Typosquatting – also called URL hijacking, a sting site, or a fake URL, is a form of cybersquatting, and possibly brandjacking which relies on mistakes such as typographical errors made by internet users when inputting a website address into a web browser. Should a user accidentally enter an incorrect website address, they may be led to any URL (including an alternative website owned by a cybersquatter).
The typosquatter’s URL will usually be one of four kinds, all similar to the victim site address (e.g. example.com):
- A common misspelling, or foreign language spelling, of the intended site: exemple.com
- A misspelling based on typos: examlpe.com
- A differently phrased domain name: examples.com
- A different top-level domain: example.org
- An abuse of the Country Code Top-Level Domain (ccTLD): example.cm by using .cm, example.co by using .co, or example.om by using .om. A person leaving out a letter in .com in error could arrive at the fake URL’s website.
Once in the typosquatter’s site, the user may also be tricked into thinking that they are in fact in the real site, through the use of copied or similar logos, website layouts or content. Spam emails sometimes make use of typosquatting URLs to trick users into visiting malicious sites that look like a given bank’s site, for instance.

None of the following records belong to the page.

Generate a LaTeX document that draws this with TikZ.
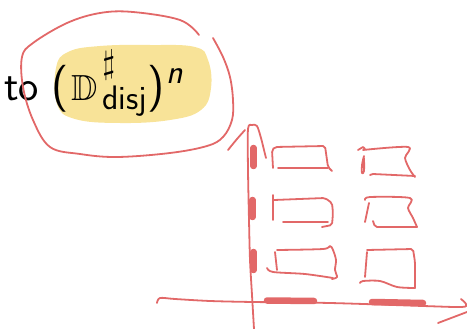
\documentclass[tikz,border=0pt]{standalone}
\usepackage{amsmath,amssymb,graphicx}
\definecolor{inkred}{RGB}{226,104,104}
\definecolor{marker}{RGB}{248,227,152}
\newcommand\setsz[1]{\fontsize{#1}{#1}\selectfont}
\begin{document}
\begin{tikzpicture}[x=1pt,y=-1pt,
  ink/.style={draw=inkred, line width=1.8pt, line cap=round, line join=round},
  blot/.style={draw=inkred, line width=6.5pt, line cap=round},
  box/.style={ink, rounded corners=2pt},
]
\useasboundingbox (0,0) rectangle (467,329);

% highlighter blob behind the formula
\fill[marker] plot[smooth cycle, tension=0.7] coordinates {
  (56,68) (68,52) (100,46) (150,45) (195,47) (208,60) (211,88)
  (201,110) (170,120) (120,123) (75,119) (57,104)};

% the formula: to (D^sharp_disj)^n, each part set at its own size
\node[anchor=base west, inner sep=0pt, font=\sffamily]
  (formula) at (4,101)
  {\setsz{43}to\kern12pt%
   {\setsz{47}(}\kern3pt%
   \resizebox{!}{25pt}{$\mathbb{D}$}\kern5pt%
   \rlap{\raisebox{27.5pt}{\resizebox*{!}{30pt}{$\sharp$}}}%
   \raisebox{-9pt}{\setsz{34}disj}%
   {\setsz{47})}\kern2.5pt%
   \raisebox{17pt}{\setsz{34}\itshape n}};

% loop drawn around the formula
\draw[ink] plot[smooth, tension=0.6] coordinates {
  (199,35) (180,20) (133,12) (100,13) (67,23) (33,43) (22,57) (23,87)
  (33,120) (50,147) (80,154) (117,157) (170,153) (207,146) (223,137)
  (232,120) (233,100) (230,77) (223,57) (213,38)};

% vertical axis with its hooked top
\draw[ink] plot[smooth, tension=0.6] coordinates {(228,150) (237,139) (245,130)};
\draw[ink] plot[smooth, tension=0.5] coordinates {
  (266,158) (264,150) (261,138) (257,126) (252,125) (248,129)
  (248,170) (249,220) (250,260) (252,295) (254,329)};

% horizontal axis
\draw[ink] plot[smooth, tension=0.5] coordinates {
  (157,303) (160,298) (175,299) (210,301) (253,302) (330,303)
  (423,306) (462,307) (466,304) (461,299)};
\draw[ink] (438,323) -- (467,312);

% thick marks on the axes
\draw[blot] (253.5,148) -- (253.5,166);
\draw[blot] (252.5,200) -- (252.5,217);
\draw[blot] (253.5,252) -- (253.5,270);
\draw[blot] (267,300.5) -- (314,301);
\draw[blot] (372,302) -- (423,303);

% row 1, left box
\draw[box] (273,168) -- (272,150) -- (275,147) -- (325,146) -- (328,167) -- (332,171);
\draw[box] (278,168) -- (328,168);
% row 1, right box
\draw[ink] (358,150) -- (363,147) -- (365,149);
\draw[ink] plot[smooth, tension=0.6] coordinates {(364,156) (362,165) (362,173) (364,171) (364,158)};
\draw[ink] plot[smooth, tension=0.5] coordinates {(363,150) (408,147) (405,158) (410,170) (415,177)};
\draw[ink] (370,175) -- (373,174) -- (415,176);

% row 2, left box
\draw[ink] (273,195) -- (273,220);
\draw[box] (274,200) -- (325,198) -- (332,203) -- (333,213) -- (332,225) -- (322,227);
\draw[ink] (283,222) -- (328,222);
% row 2, right box
\draw[ink] plot[smooth, tension=0.5] coordinates {(365,200) (370,197) (410,198) (408,208) (413,218) (417,227)};
\draw[ink] (369,203) -- (365,222);
\draw[box] (373,221) -- (375,227) -- (417,227);

% row 3, left box
\draw[ink] (275,252) -- (277,270);
\draw[ink] plot[smooth, tension=0.5] coordinates {(277,250) (323,249) (330,246) (333,250) (336,260) (335,270) (337,277) (332,279)};
\draw[ink] plot[smooth, tension=0.5] coordinates {(267,268) (273,272) (305,274) (333,278)};
% row 3, right box
\draw[ink] (367,252) -- (365,277);
\draw[box] (367,250) -- (413,249) -- (415,262) -- (415,288);
\draw[ink] plot[smooth, tension=0.5] coordinates {(360,283) (363,281) (380,281) (397,287) (415,288)};
\end{tikzpicture}
\end{document}
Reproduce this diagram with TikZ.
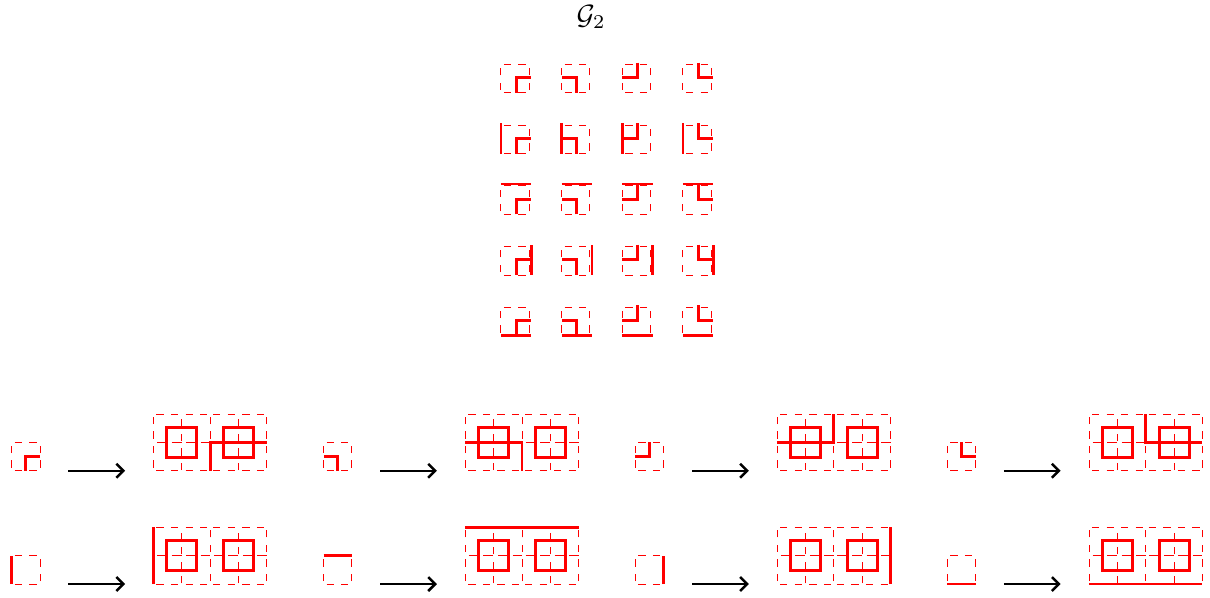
\documentclass[tikz,border=0pt]{standalone}
\usepackage{amsmath, amssymb}
\usetikzlibrary{arrows.meta}

\newcommand{\bentline}[4]{\draw[redline] (#1,#2) -- (.5,.5) -- (#3,#4);}
\newcommand{\edgeline}[4]{\draw[redline] (#1,#2) -- (#3,#4);}

\begin{document}
\begin{tikzpicture}
    [dashline/.style={red, line width=1pt, dash pattern=on 7.3pt off 7.3pt, dash phase=11.6pt},
    redline/.style={red, line width=2.9pt},
    boxline/.style={red, line width=3pt},
    maparrow/.style={-{Straight Barb[length=7pt,width=14pt]}, black, line width=2.5pt},
    smallbox/.pic={
        \draw[dashline] (0,0) -- (1,0);
        \draw[dashline] (0,1) -- (1,1);
        \draw[dashline] (0,0) -- (0,1);
        \draw[dashline] (1,0) -- (1,1);},
    bigbox/.pic={
        \foreach \s in {0,2} {
            \draw[dashline] (\s,0) -- (\s+2,0);
            \draw[dashline] (\s,2) -- (\s+2,2);
            \draw[dashline, dash pattern=on 10pt off 4.6pt, dash phase=11pt] (\s,1) -- (\s+2,1);
            \draw[dashline] (\s,0) -- (\s,2);
            \draw[dashline] (\s+2,0) -- (\s+2,2);
            \draw[dashline, dash phase=14pt] (\s+1,0) -- (\s+1,2);
            \draw[boxline] (\s+.47,.47) rectangle (\s+1.53,1.53);
        }}]
    \useasboundingbox (0,0) rectangle (42.68,21.06);

    \node[scale=2.8, inner sep=0pt] (title) at (20.85,20.45) {$\mathcal{G}_2$};

    % table of tiles
    \begin{scope}[shift={(17.67,9.22)}, scale=1.07]
    \foreach \ax/\ay/\bx/\by [count=\c from 0] in {.5/0/1/.5, .5/0/0/.5, .5/1/0/.5, .5/1/1/.5} {
        \foreach \ex/\ey/\fx/\fy [count=\r from 0] in {0/0/1/0, 1/0/1/1, 0/1/1/1, 0/0/0/1} {
            \begin{scope}[shift={(\c*2,\r*2)}]
                \pic {smallbox};
                \bentline{\ax}{\ay}{\bx}{\by}
                \edgeline{\ex}{\ey}{\fx}{\fy}
            \end{scope}
        }
        \begin{scope}[shift={(\c*2,8)}]
            \pic {smallbox};
            \bentline{\ax}{\ay}{\bx}{\by}
        \end{scope}
    }
    \end{scope}

    % maps, upper row
    \foreach \ax/\ay/\bx/\by [count=\c from 0] in {.5/0/1/.5, .5/0/0/.5, .5/1/0/.5, .5/1/1/.5} {
        \begin{scope}[shift={(.413+\c*11,4.455)}]
            \pic {smallbox};
            \bentline{\ax}{\ay}{\bx}{\by}
            \coordinate (from\c) at (2,0);
            \coordinate (to\c) at (4,0);
            \draw[maparrow] (from\c) -- (to\c);
            \begin{scope}[shift={(5,0)}]
                \pic {bigbox};
                \begin{scope}[xscale=4, yscale=2]
                    \bentline{\ax}{\ay}{\bx}{\by}
                \end{scope}
            \end{scope}
        \end{scope}
    }

    % maps, lower row
    \foreach \ex/\ey/\fx/\fy [count=\c from 0] in {0/0/0/1, 0/1/1/1, 1/0/1/1, 0/0/1/0} {
        \begin{scope}[shift={(.413+\c*11,.459)}]
            \pic {smallbox};
            \edgeline{\ex}{\ey}{\fx}{\fy}
            \coordinate (start\c) at (2,0);
            \coordinate (end\c) at (4,0);
            \draw[maparrow] (start\c) -- (end\c);
            \begin{scope}[shift={(5,0)}]
                \pic {bigbox};
                \begin{scope}[xscale=4, yscale=2]
                    \edgeline{\ex}{\ey}{\fx}{\fy}
                \end{scope}
            \end{scope}
        \end{scope}
    }
\end{tikzpicture}
\end{document}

Host – A host is a unique computer with a Web server (for RiskIQ purposes) that serves the pages for one or more Web sites. Without diving too deep, the host includes the full canonical name (www.domain.com) or a “naked domain” (domain. com). These are two unique hosts since they can be unique web servers.
- Full canonical - http://www.domain.com/path/index.htm
- Naked domain - http://domain.com/path/index.htm
Domain – A domain is concatenated using the full stop (dot, period). Domains run from right to left starting with the TLD and the unique domain label.
Sub-Domains – A domain can have unique hosts on a parent domain. To uniquely distinguish these devices, the full qualified domain name (FQDN) is leveraged to identify these hosts. These are represented in the hierarchy like: subdomain.domain.TLD being read from right to left. These unique hosts are RiskIQ digital web assets.
TLD – Top level domain—a three or two letter extension that ends a domain. If the TLD is different, then the domain is different and the host will be unique. Common TLDs are .com, org, .gov, .mil, .edu, .net. There is also county code TLDs (ccTLD) that may be leveraged too as: .us, .mx, .uk, etc. There is a newer TLD category called generic top-level domains (gTLD). These are adding thousands of new TLDs into the mix:
- Traditional TLD - http://www.domain.com/path/index.htm
- ccTLD - http://www.domain.co.uk/path/index.htm
- gTLD - http://www.domain.healthcare/path/index.htm
Host Pair(s) – Two domains (a parent and a child) that shared a connection observed from a RiskIQ web crawl.
Parent – The parent in the host pair relationship is the domain that contains a source (redirect, iframe, image, or script) from another domain (Child).
Child – The child in the host pair relationship is the domain that is providing the source (redirect, iframe, image, or script) to the upstream domain (Parent).
Domains can have multiple child sources, multiple parent sources, as well as being a child and/or parent to other domains.